Why space opera? A question I'd never considered until I began reading this:
'Opera', to an audience in the 1720s, meant the Italian opera which had first appeared in London in 1705 and which had been much in vogue ever since. Songs, of course, had been common on the English stage since Tudor times, and by the latter part of the seventeenth century plays containing within them masque-scenes in which the dialogue was sung rather than spoken had become fashionable and were called operas. The Italian opera took this development further and eliminated spoken dialogue altogether, the passages between the various arias being carried on in recitative [...] no amount of ridicule could dent the popularity of the form - seventy-five years after its first appearance in England, Dr Johnson was to write resignedly of Italian opera as 'an exotick and irrational entertainment, which has always been combated and always has prevailed'.
Which is by way of introduction, though admittedly much space opera, especially on film, can be considered as trivial and absurd as contemporary issues of The Spectator thought the newly-arrived Italian opera. But here's the relevant part:
As well as being musically novel, the Italian operas [...] were remarkable for the sumptuousness of the costumes and the sophistication of the stage machinery. The libretto of Handel's very popular opera Rinaldo (1711), for example, requires the heroine to be carried through the air in Act I in a 'Chariot drawn by two huge Dragons, out of whose mouths issue Fire and Smoke', while Act II calls for waterfalls as well as 'Thunder, Lightning, and amazing Noises'. With so much spectacle to engage its attention, the audience at an opera was unlikely to concern itself greatly with the details of the plot, which was in nearly every case if not manifestly absurd at least considerably remote from the concerns of the everyday.
Was the newly-formed equivalent of ILM involved in creating the special effects? I'd guess so. Finally, as proof that the star system (forgive the pun) is nothing new:
It was not the plots but the spectacle and, above all, the singers that brought fashionable London to the Italian opera [...] In 1721 the great castrato Senesino was lured to London and in 1723 he was joined by the famous soprano Francesca Cuzzoni; both were paid what was in those days the fabulous sum of £2,000 for the season.
Though presumably the London audience never had the egregious Jar-Jar Binks inflicted on it. The extracts are from Bryan Loughrey and T.O. Treadwell's introduction to the Penguin Classics edition of The Beggar's Opera.

4 comments:

Lady Neferankh said...

Very interesting post! Though opera indeed has a very "high brow" reputation today, it is too true that much of its original appeal lay in the drawing power of the performers, and the larger than life onstage spectacle. (Wasn't Cuzzoni the one who got into a cat fight with Bordoni some years later?).

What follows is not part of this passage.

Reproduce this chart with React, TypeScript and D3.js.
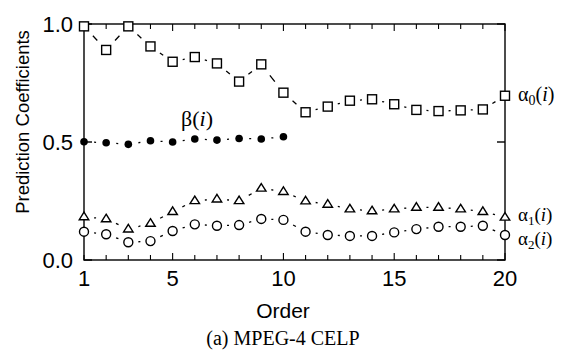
import React from "react";
import * as d3 from "d3";

const orders = [1, 2, 3, 4, 5, 6, 7, 8, 9, 10, 11, 12, 13, 14, 15, 16, 17, 18, 19, 20];
const alpha0 = [0.99, 0.89, 0.99, 0.905, 0.84, 0.86, 0.833, 0.756, 0.829, 0.709, 0.626, 0.65, 0.675, 0.681, 0.66, 0.636, 0.631, 0.634, 0.638, 0.696];
const alpha1 = [0.183, 0.174, 0.131, 0.155, 0.205, 0.251, 0.258, 0.251, 0.304, 0.29, 0.25, 0.236, 0.216, 0.208, 0.216, 0.223, 0.223, 0.216, 0.205, 0.181];
const alpha2 = [0.12, 0.109, 0.075, 0.08, 0.123, 0.151, 0.145, 0.148, 0.174, 0.17, 0.12, 0.106, 0.102, 0.102, 0.117, 0.131, 0.141, 0.141, 0.145, 0.106];
const betaOrders = [1, 2, 3, 4, 5, 6, 7, 8, 9, 10];
const beta = [0.501, 0.497, 0.49, 0.505, 0.5, 0.513, 0.508, 0.515, 0.513, 0.522];
const xTickLabels = [1, 5, 10, 15, 20];
const yTickLabels = [0.0, 0.5, 1.0];

const W = 563;
const H = 356;
const left = 84;
const right = 505;
const top = 24;
const bottom = 260;

const SANS = "'Liberation Sans', Arial, Helvetica, sans-serif";
const SERIF = "'Liberation Serif', 'Times New Roman', serif";

export default function App() {
  const x = d3.scaleLinear().domain([1, 20]).range([left, right]);
  const y = d3.scaleLinear().domain([0, 1]).range([bottom, top]);

  const connectors = (xs: number[], ys: number[], key: string) => {
    const segs: JSX.Element[] = [];
    for (let i = 0; i < xs.length - 1; i++) {
      const x1 = x(xs[i]);
      const y1 = y(ys[i]);
      const x2 = x(xs[i + 1]);
      const y2 = y(ys[i + 1]);
      const L = Math.hypot(x2 - x1, y2 - y1);
      const dash = Math.max(2, 2 + (L - 22.5) * 0.45);
      const gap = (L - dash) / 2;
      segs.push(
        <line
          key={key + i}
          x1={x1}
          y1={y1}
          x2={x2}
          y2={y2}
          stroke="#000"
          strokeWidth={1.3}
          strokeDasharray={`0 ${gap} ${dash} ${L}`}
        />
      );
    }
    return segs;
  };

  const sq = 9;
  const triPath = (cx: number, cy: number) => {
    const s = 9.5;
    const h = s * 0.8;
    return `M${cx},${cy - h * 0.62} L${cx + s / 2},${cy + h * 0.38} L${cx - s / 2},${cy + h * 0.38} Z`;
  };

  const minorTicks = d3.range(1, 21);

  return (
    <svg
      width={W}
      height={H}
      style={{ position: "absolute", left: 0, top: 0, background: "#fff" }}
    >
      <rect x={0} y={0} width={W} height={H} fill="#fff" />
      {/* frame */}
      <rect x={left} y={top} width={right - left} height={bottom - top} fill="none" stroke="#000" strokeWidth={1.4} />
      {/* x ticks bottom & top */}
      {minorTicks.map((t) => {
        const major = t % 5 === 0;
        const len = major ? 7 : 5;
        return (
          <g key={"xt" + t}>
            <line x1={x(t)} x2={x(t)} y1={bottom} y2={bottom - len} stroke="#000" strokeWidth={1.1} />
            <line x1={x(t)} x2={x(t)} y1={top} y2={top + len} stroke="#000" strokeWidth={1.1} />
          </g>
        );
      })}
      {/* y ticks */}
      {yTickLabels.map((t) => (
        <g key={"yt" + t}>
          <line x1={left} x2={left + 8} y1={y(t)} y2={y(t)} stroke="#000" strokeWidth={1.4} />
          <line x1={right} x2={right - 8} y1={y(t)} y2={y(t)} stroke="#000" strokeWidth={1.4} />
        </g>
      ))}
      {/* tick labels */}
      {xTickLabels.map((t) => (
        <text key={"xl" + t} x={x(t)} y={286} textAnchor="middle" fontFamily={SANS} fontSize={22}>
          {t}
        </text>
      ))}
      {yTickLabels.map((t) => (
        <text key={"yl" + t} x={73} y={y(t) + 8} textAnchor="end" fontFamily={SANS} fontSize={22}>
          {t.toFixed(1)}
        </text>
      ))}
      {/* axis titles */}
      <text x={283} y={318} textAnchor="middle" fontFamily={SANS} fontSize={21}>
        Order
      </text>
      <text
        transform={`translate(29,${122}) rotate(-90)`}
        textAnchor="middle"
        fontFamily={SANS}
        fontSize={18.5}
      >
        Prediction Coefficients
      </text>
      <text x={283} y={345} textAnchor="middle" fontFamily={SERIF} fontSize={20}>
        (a) MPEG-4 CELP
      </text>

      {/* connectors */}
      {connectors(orders, alpha0, "a0")}
      {connectors(orders, alpha1, "a1")}
      {connectors(orders, alpha2, "a2")}
      {connectors(betaOrders, beta, "b")}

      {/* markers */}
      {orders.map((o, i) => (
        <rect
          key={"s" + o}
          x={x(o) - sq / 2}
          y={y(alpha0[i]) - sq / 2}
          width={sq}
          height={sq}
          fill="#fff"
          stroke="#000"
          strokeWidth={1.4}
        />
      ))}
      {orders.map((o, i) => (
        <path key={"t" + o} d={triPath(x(o), y(alpha1[i]))} fill="#fff" stroke="#000" strokeWidth={1.4} />
      ))}
      {orders.map((o, i) => (
        <circle key={"c" + o} cx={x(o)} cy={y(alpha2[i])} r={4.5} fill="#fff" stroke="#000" strokeWidth={1.4} />
      ))}
      {betaOrders.map((o, i) => (
        <circle key={"b" + o} cx={x(o)} cy={y(beta[i])} r={3.8} fill="#000" />
      ))}

      {/* series labels */}
      <text x={518} y={101} fontFamily={SERIF} fontSize={20}>
        α<tspan fontSize={14} dy={4}>0</tspan>
        <tspan dy={-4}>(</tspan>
        <tspan fontStyle="italic">i</tspan>)
      </text>
      <text x={518} y={221} fontFamily={SERIF} fontSize={19}>
        α<tspan fontSize={13} dy={4}>1</tspan>
        <tspan dy={-4}>(</tspan>
        <tspan fontStyle="italic">i</tspan>)
      </text>
      <text x={518} y={245} fontFamily={SERIF} fontSize={19}>
        α<tspan fontSize={13} dy={4}>2</tspan>
        <tspan dy={-4}>(</tspan>
        <tspan fontStyle="italic">i</tspan>)
      </text>
      <text x={181} y={126} fontFamily={SERIF} fontSize={22}>
        β(<tspan fontStyle="italic">i</tspan>)
      </text>
    </svg>
  );
}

Only one question about your post--just what issues of The Spectator are you quoting in your post?

The Silver Eel said...

I think there was an on-stage and no doubt highly entertaining fight between the two of them. Yes, Wikipedia confirms it.

I'd like to say that I consulted one of the leather-bound collections in the 17th-century wing of my library, but the prosaic truth is that it's whatever issue of The Spectator that Loughrey and Treadwell were quoting from. I'll check the reference though.

Lady Neferankh said...

Ah yes, Wikipedia, the poor man's historical archive.

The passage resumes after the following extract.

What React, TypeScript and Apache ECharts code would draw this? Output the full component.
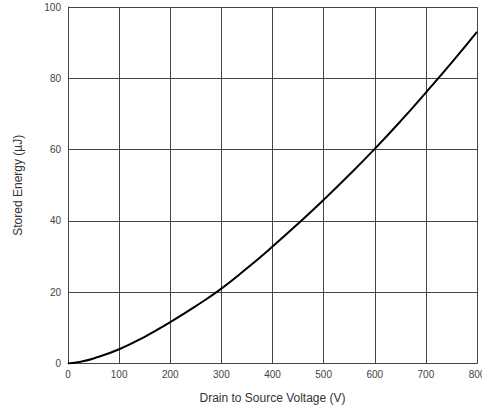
import React, { useEffect, useRef } from "react";
import * as echarts from "echarts";

const voltages = [0, 25, 50, 100, 150, 200, 250, 300, 350, 400, 450, 500, 550, 600, 650, 700, 750, 800];
const energies = [0, 0.5, 1.4, 4.0, 7.5, 11.6, 16.1, 21.0, 26.7, 32.8, 39.2, 45.9, 52.9, 60.2, 67.9, 76.0, 84.3, 93.0];
const xTicks = [0, 100, 200, 300, 400, 500, 600, 700, 800];
const yTicks = [0, 20, 40, 60, 80, 100];

export default function App() {
  const ref = useRef<HTMLDivElement>(null);
  useEffect(() => {
    const chart = echarts.init(ref.current!, null, { renderer: "svg" });
    const font = "'Liberation Sans', Arial, sans-serif";
    chart.setOption({
      animation: false,
      grid: { left: 68, top: 7, right: 5, bottom: 46.5, containLabel: false, outerBoundsMode: "none" },
      xAxis: {
        type: "value",
        min: xTicks[0],
        max: xTicks[xTicks.length - 1],
        interval: 100,
        name: "Drain to Source Voltage (V)",
        nameLocation: "middle",
        nameGap: 28,
        nameTextStyle: { fontFamily: font, fontSize: 12, color: "#333" },
        axisLine: { show: true, lineStyle: { color: "#444", width: 1 } },
        axisTick: { show: false },
        axisLabel: { fontFamily: font, fontSize: 10, color: "#444", margin: 6 },
        splitLine: { show: true, lineStyle: { color: "#444", width: 1 } },
      },
      yAxis: {
        type: "value",
        min: yTicks[0],
        max: yTicks[yTicks.length - 1],
        interval: 20,
        name: "Stored Energy (µJ)",
        nameLocation: "middle",
        nameGap: 44,
        nameTextStyle: { fontFamily: font, fontSize: 12, color: "#333" },
        axisLine: { show: true, lineStyle: { color: "#444", width: 1 } },
        axisTick: { show: false },
        axisLabel: { fontFamily: font, fontSize: 10, color: "#444", margin: 7 },
        splitLine: { show: true, lineStyle: { color: "#444", width: 1 } },
      },
      series: [
        {
          type: "line",
          data: voltages.map((v, i) => [v, energies[i]]),
          smooth: true,
          showSymbol: false,
          lineStyle: { color: "#000", width: 2 },
        },
      ],
    });
    return () => chart.dispose();
  }, []);
  return (
    <div
      ref={ref}
      style={{ position: "absolute", left: 0, top: 0, width: 482, height: 410, background: "#fff" }}
    />
  );
}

Thank you for the information though, do the above quotes come from any particular book then?

P.S.
Don't you mean the 18th-century wing?

The Silver Eel said...

The particular book in question is referred to at the end of the post (and now hyperlinked).

Speaking very generally, I find 18th-century interiors a bit precious, while 16th-century interiors are too heavy and crude. 17th-century interiors carry the right blend of intimacy, style and solidity; so I relax there when poring over my bound copies of The Spectator and the Edinburgh Review. Latin and Greek classics can be found in the Bauhaus Annex, while out the glass sliding doors you'll find an abandoned runway, bleached white by Californian sun just like in Point Blank, with books by William Burroughs at one end and William Gibson at the other; overhead the wind wails endlessly through telegraph wires.

Hell, it's my imaginary library. Why not go to town?